私はメディアミックスの完成形というのは、原作のイメージのまま、他のメディアがより原作の可能性を提示して広げてくれることだと思っている。その意味で映画すみっコぐらしは、普段のキャラクター商品としての展開や本では見られない動くすみっコたち、それも長編作品としてのすみっコたちを見せてくれた、メディアミックスの完成形としてふさわしい作品だったのではなかっただろうか。

すみっコたちのやさしさ、世界のやさしさ

すみっコたちは互いを思いやる。今回は絵本の世界でひよこ?と出会い、いろんな絵本の世界の中を冒険するわけだが、ひよこ?に対していろんな場面でいろんなすみっコがひよこ?のことを気にかけるシーンがある。すみっコたちは、自分の経験から他者の痛みがわかるキャラクターたちである。だからこそひよこ?の痛みを分かち合ったり、手を差し伸べることができる。

映画を観て感じたこととして「今まで自分は人にやさしくできただろうか?」「人が自分を気にかけてやさしさを差し伸べてくれたことがあったなあ」ということがある。すみっコたちの行動一つ一つは小さなことで、なんでもないようなことなのかもしれない。だが、隅っこにほこりがいつの間にか山と積もるように、やさしさが大きな力となることをすみっコたちは教えてくれる。それと同時に自分の周りにも似たようなやさしさが存在していたことに気づかせてくれる。

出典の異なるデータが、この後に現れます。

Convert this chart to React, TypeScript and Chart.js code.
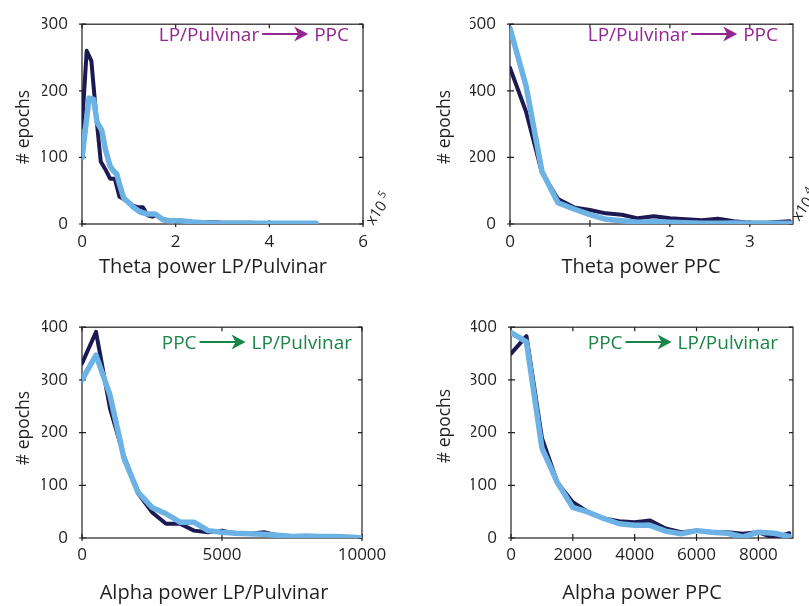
import React, { useEffect, useRef } from "react";
import { Chart, registerables } from "chart.js";

Chart.register(...registerables);
Chart.defaults.font.family = "'Open Sans', sans-serif";
Chart.defaults.color = "#231f20";

// ---- Panel 1: Theta power LP/Pulvinar (x10^5) ----
const thetaLpDarkX = [0, 0.1, 0.2, 0.3, 0.4, 0.5, 0.6, 0.7, 0.8, 0.9, 1.0, 1.1, 1.2, 1.3, 1.4, 1.5, 1.6, 1.7, 1.8, 2.0, 2.2, 2.4, 2.6, 2.8, 3.0, 3.2, 3.4, 3.6, 3.8, 4.0, 4.2, 4.4, 4.6, 4.8, 5.0];
const thetaLpDarkY = [146, 260, 245, 165, 94, 82, 68, 68, 41, 37, 32, 27, 25, 25, 13, 11, 13, 8, 6, 4, 4, 3, 3, 3, 2, 2, 2, 2, 1, 1, 1, 1, 1, 1, 1];
const thetaLpLightX = [0, 0.15, 0.25, 0.32, 0.42, 0.5, 0.6, 0.67, 0.74, 0.8, 0.89, 1.0, 1.1, 1.24, 1.4, 1.56, 1.74, 1.9, 2.1, 2.35, 2.6, 3.0, 3.5, 4.0, 4.5, 5.0];
const thetaLpLightY = [99, 189, 187, 153, 141, 112, 87, 80, 75, 60, 39, 32, 25, 18, 15, 15, 6, 5, 5, 3, 2, 1, 1, 1, 1, 1];
const thetaLpXTicks = [0, 2, 4, 6];
const thetaLpYTicks = [0, 100, 200, 300];

// ---- Panel 2: Theta power PPC (x10^4) ----
const thetaPpcDarkX = [0, 0.2, 0.4, 0.6, 0.8, 1.0, 1.2, 1.4, 1.6, 1.8, 2.0, 2.2, 2.4, 2.6, 2.8, 3.0, 3.2, 3.5];
const thetaPpcDarkY = [469, 338, 154, 75, 50, 42, 32, 28, 17, 23, 17, 14, 11, 16, 8, 4, 4, 8];
const thetaPpcLightX = [0, 0.2, 0.4, 0.6, 0.8, 1.0, 1.2, 1.4, 1.6, 1.8, 2.0, 2.2, 2.4, 2.6, 2.8, 3.0, 3.2, 3.5];
const thetaPpcLightY = [588, 415, 158, 64, 45, 28, 14, 10, 5, 7, 5, 4, 2, 2, 3, 2, 2, 2];
const thetaPpcXTicks = [0, 1, 2, 3];
const thetaPpcYTicks = [0, 200, 400, 600];

// ---- Panel 3: Alpha power LP/Pulvinar ----
const alphaLpX = [0, 500, 1000, 1500, 2000, 2500, 3000, 3500, 4000, 4500, 5000, 5500, 6000, 6500, 7000, 7500, 8000, 8500, 9000, 9500, 10000];
const alphaLpDarkY = [331, 391, 246, 155, 85, 49, 27, 27, 14, 11, 14, 8, 8, 11, 5, 3, 3, 0, 3, 2, 0];
const alphaLpLightY = [300, 347, 271, 151, 87, 58, 46, 30, 30, 14, 11, 9, 8, 7, 5, 3, 4, 3, 3, 2, 0];
const alphaLpXTicks = [0, 5000, 10000];
const alphaLpYTicks = [0, 100, 200, 300, 400];

// ---- Panel 4: Alpha power PPC ----
const alphaPpcX = [0, 500, 1000, 1500, 2000, 2500, 3000, 3500, 4000, 4500, 5000, 5500, 6000, 6500, 7000, 7500, 8000, 8500, 9000];
const alphaPpcDarkY = [350, 383, 190, 105, 68, 49, 37, 32, 30, 33, 18, 11, 14, 11, 11, 8, 11, 0, 9];
const alphaPpcLightY = [390, 372, 171, 105, 58, 49, 37, 27, 24, 24, 13, 8, 14, 11, 9, 2, 11, 9, 3];
const alphaPpcXTicks = [0, 2000, 4000, 6000, 8000];
const alphaPpcYTicks = [0, 100, 200, 300, 400];

const xTitles = ["Theta power LP/Pulvinar", "Theta power PPC", "Alpha power LP/Pulvinar", "Alpha power PPC"];
const yTitle = "# epochs";
const annotLp = ["LP/Pulvinar", "PPC"];
const annotPpc = ["PPC", "LP/Pulvinar"];

const DARK = "#1c1a50";
const LIGHT = "#6cb2e4";
const PURPLE = "#93278f";
const GREEN = "#1a8548";
const INK = "#231f20";

const pts = (xs: number[], ys: number[]) => xs.map((x, i) => ({ x, y: ys[i] }));

type Cfg = {
  cx: number; cy: number; cw: number; ch: number;
  l: number; r: number; t: number; b: number;
  xMax: number; yMax: number; xTicks: number[]; yTicks: number[];
  xTitle: string; xTitleCx: number; xTitleBase: number;
  yTitleBase: number; yTitleCy: number;
  annot: string[]; annotColor: string; annotRight: number; annotBase: number;
  tickPad: number;
  expo?: { x: number; y: number; sup: string };
  dark: { x: number; y: number }[];
  light: { x: number; y: number }[];
};

const panels: Cfg[] = [
  {
    cx: 0, cy: 0, cw: 404, ch: 303, l: 82, r: 363, t: 14, b: 224,
    xMax: 6, yMax: 300, xTicks: thetaLpXTicks, yTicks: thetaLpYTicks,
    xTitle: xTitles[0], xTitleCx: 213, xTitleBase: 273, yTitleBase: 29, yTitleCy: 127,
    annot: annotLp, annotColor: PURPLE, annotRight: 349, annotBase: 41, tickPad: 8,
    expo: { x: 373, y: 226, sup: "5" },
    dark: pts(thetaLpDarkX, thetaLpDarkY), light: pts(thetaLpLightX, thetaLpLightY),
  },
  {
    cx: 404, cy: 0, cw: 405, ch: 303, l: 510, r: 793, t: 14, b: 224,
    xMax: 3.54, yMax: 600, xTicks: thetaPpcXTicks, yTicks: thetaPpcYTicks,
    xTitle: xTitles[1], xTitleCx: 641, xTitleBase: 273, yTitleBase: 450, yTitleCy: 127,
    annot: annotLp, annotColor: PURPLE, annotRight: 778, annotBase: 41, tickPad: 8,
    expo: { x: 799, y: 222, sup: "4" },
    dark: pts(thetaPpcDarkX, thetaPpcDarkY), light: pts(thetaPpcLightX, thetaPpcLightY),
  },
  {
    cx: 0, cy: 303, cw: 404, ch: 303, l: 82, r: 362, t: 325, b: 538,
    xMax: 10000, yMax: 400, xTicks: alphaLpXTicks, yTicks: alphaLpYTicks,
    xTitle: xTitles[2], xTitleCx: 214, xTitleBase: 599, yTitleBase: 29, yTitleCy: 428,
    annot: annotPpc, annotColor: GREEN, annotRight: 352, annotBase: 349, tickPad: 7,
    dark: pts(alphaLpX, alphaLpDarkY), light: pts(alphaLpX, alphaLpLightY),
  },
  {
    cx: 404, cy: 303, cw: 405, ch: 303, l: 511, r: 793, t: 325, b: 538,
    xMax: 9120, yMax: 400, xTicks: alphaPpcXTicks, yTicks: alphaPpcYTicks,
    xTitle: xTitles[3], xTitleCx: 642, xTitleBase: 599, yTitleBase: 450, yTitleCy: 426,
    annot: annotPpc, annotColor: GREEN, annotRight: 778, annotBase: 349, tickPad: 7,
    dark: pts(alphaPpcX, alphaPpcDarkY), light: pts(alphaPpcX, alphaPpcLightY),
  },
];

function Panel({ cfg }: { cfg: Cfg }) {
  const ref = useRef<HTMLCanvasElement>(null);
  useEffect(() => {
    const ox = cfg.cx, oy = cfg.cy;
    const decor = {
      id: "decor",
      beforeDatasetsDraw(chart: any) {
        const { ctx, chartArea: a, scales } = chart;
        ctx.save();
        ctx.strokeStyle = INK;
        ctx.lineWidth = 1.2;
        ctx.strokeRect(a.left, a.top, a.right - a.left, a.bottom - a.top);
        ctx.beginPath();
        scales.x.ticks.forEach((t: any) => {
          const p = scales.x.getPixelForValue(t.value);
          ctx.moveTo(p, a.bottom + 3); ctx.lineTo(p, a.bottom - 4);
          ctx.moveTo(p, a.top); ctx.lineTo(p, a.top + 4);
        });
        scales.y.ticks.forEach((t: any) => {
          const p = scales.y.getPixelForValue(t.value);
          ctx.moveTo(a.left - 3, p); ctx.lineTo(a.left + 4, p);
          ctx.moveTo(a.right, p); ctx.lineTo(a.right - 4, p);
        });
        ctx.stroke();
        ctx.restore();
      },
      afterDraw(chart: any) {
        const { ctx } = chart;
        ctx.save();
        ctx.fillStyle = INK;
        ctx.font = "20px 'Open Sans', sans-serif";
        ctx.textAlign = "center";
        ctx.textBaseline = "alphabetic";
        ctx.fillText(cfg.xTitle, cfg.xTitleCx - ox, cfg.xTitleBase - oy);
        ctx.save();
        ctx.translate(cfg.yTitleBase - ox, cfg.yTitleCy - oy);
        ctx.rotate(-Math.PI / 2);
        ctx.font = "17.5px 'Open Sans', sans-serif";
        ctx.fillText(yTitle, 0, 0);
        ctx.restore();
        // annotation with arrow
        ctx.font = "19px 'Open Sans', sans-serif";
        ctx.fillStyle = cfg.annotColor;
        ctx.strokeStyle = cfg.annotColor;
        ctx.textAlign = "right";
        const base = cfg.annotBase - oy;
        const right = cfg.annotRight - ox;
        ctx.fillText(cfg.annot[1], right, base);
        const w2 = ctx.measureText(cfg.annot[1]).width;
        const tip = right - w2 - 6;
        const start = tip - 46;
        const sy = base - 7;
        ctx.lineWidth = 2;
        ctx.beginPath();
        ctx.moveTo(start, sy);
        ctx.lineTo(tip - 9, sy);
        ctx.stroke();
        ctx.beginPath();
        ctx.moveTo(tip, sy);
        ctx.lineTo(tip - 14, sy - 7.5);
        ctx.lineTo(tip - 10, sy);
        ctx.lineTo(tip - 14, sy + 7.5);
        ctx.closePath();
        ctx.fill();
        ctx.fillText(cfg.annot[0], start - 3, base);
        if (cfg.expo) {
          ctx.save();
          ctx.translate(cfg.expo.x - ox, cfg.expo.y - oy);
          ctx.rotate((-55 * Math.PI) / 180);
          ctx.fillStyle = INK;
          ctx.textAlign = "left";
          ctx.font = "15px 'Open Sans', sans-serif";
          ctx.fillText("x10", 0, 0);
          const w = ctx.measureText("x10").width;
          ctx.font = "11px 'Open Sans', sans-serif";
          ctx.fillText(cfg.expo.sup, w + 3, -7);
          ctx.restore();
        }
        ctx.restore();
      },
    };

    const chart = new Chart(ref.current as HTMLCanvasElement, {
      type: "line",
      data: {
        datasets: [
          {
            data: cfg.light, borderColor: LIGHT, borderWidth: 5.5, pointRadius: 0,
            tension: 0, borderJoinStyle: "round", borderCapStyle: "round", fill: false,
          },
          {
            data: cfg.dark, borderColor: DARK, borderWidth: 4, pointRadius: 0,
            tension: 0, borderJoinStyle: "round", borderCapStyle: "round", fill: false,
          },
        ],
      },
      options: {
        responsive: false,
        animation: false,
        events: [],
        layout: {
          autoPadding: false,
          padding: {
            left: cfg.l - ox - 40,
            right: ox + cfg.cw - cfg.r,
            top: cfg.t - oy,
            bottom: oy + cfg.ch - cfg.b - 40,
          },
        },
        plugins: { legend: { display: false }, tooltip: { enabled: false } },
        scales: {
          x: {
            type: "linear", min: 0, max: cfg.xMax,
            afterBuildTicks: (s: any) => { s.ticks = cfg.xTicks.map((v) => ({ value: v })); },
            ticks: {
              padding: cfg.tickPad, font: { size: 17 }, color: INK, maxRotation: 0, autoSkip: false,
              callback: (v: any) => String(v),
            },
            grid: { display: false, drawTicks: false },
            border: { display: false },
            afterFit: (s: any) => { s.height = 40; },
          },
          y: {
            type: "linear", min: 0, max: cfg.yMax,
            afterBuildTicks: (s: any) => { s.ticks = cfg.yTicks.map((v) => ({ value: v })); },
            ticks: { padding: 14, font: { size: 17 }, color: INK, callback: (v: any) => String(v) },
            grid: { display: false, drawTicks: false },
            border: { display: false },
            afterFit: (s: any) => { s.width = 40; },
          },
        },
      } as any,
      plugins: [decor],
    });
    return () => chart.destroy();
  }, []);
  return (
    <canvas
      ref={ref}
      width={cfg.cw}
      height={cfg.ch}
      style={{ position: "absolute", left: cfg.cx, top: cfg.cy, width: cfg.cw, height: cfg.ch }}
    />
  );
}

export default function App() {
  return (
    <div style={{ position: "absolute", left: 0, top: 0, width: 809, height: 606, background: "#fff", overflow: "hidden" }}>
      {panels.map((p, i) => (
        <Panel key={i} cfg={p} />
      ))}
    </div>
  );
}
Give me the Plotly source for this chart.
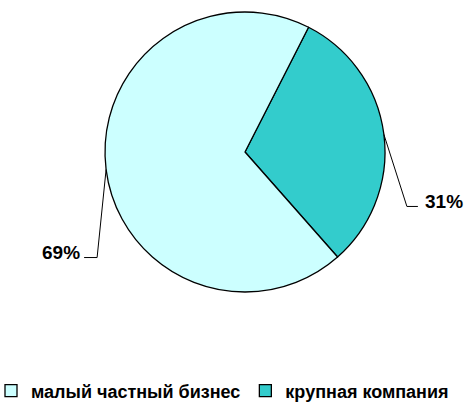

最澄の言葉に「一隅を照らす 此れ則ち国宝なり」という言葉がある。国の宝とは、金銀財宝ではなく、自分自身が置かれたその場所で、輝くことのできる人こそ国の宝であるという意味らしい。私も学校の隅っこでこの言葉を見ていただけなのであまり詳しくはないが、すみっコたちにふさわしい言葉のように思う。

すみっコたちは、自分たちなりに、自分のできることを映画の中で行っていた。たとえ、やさしさが届けられなかったとしても、それでもできることをみんなで考えつづけて、一緒に行動できる世界が広がっていた。そのあたたかな気持ちは観ている私たちにも伝わったのではないだろうか。

一隅を照らすあたたかな光を見たような、そんな時間が映画すみっコぐらしにはあった。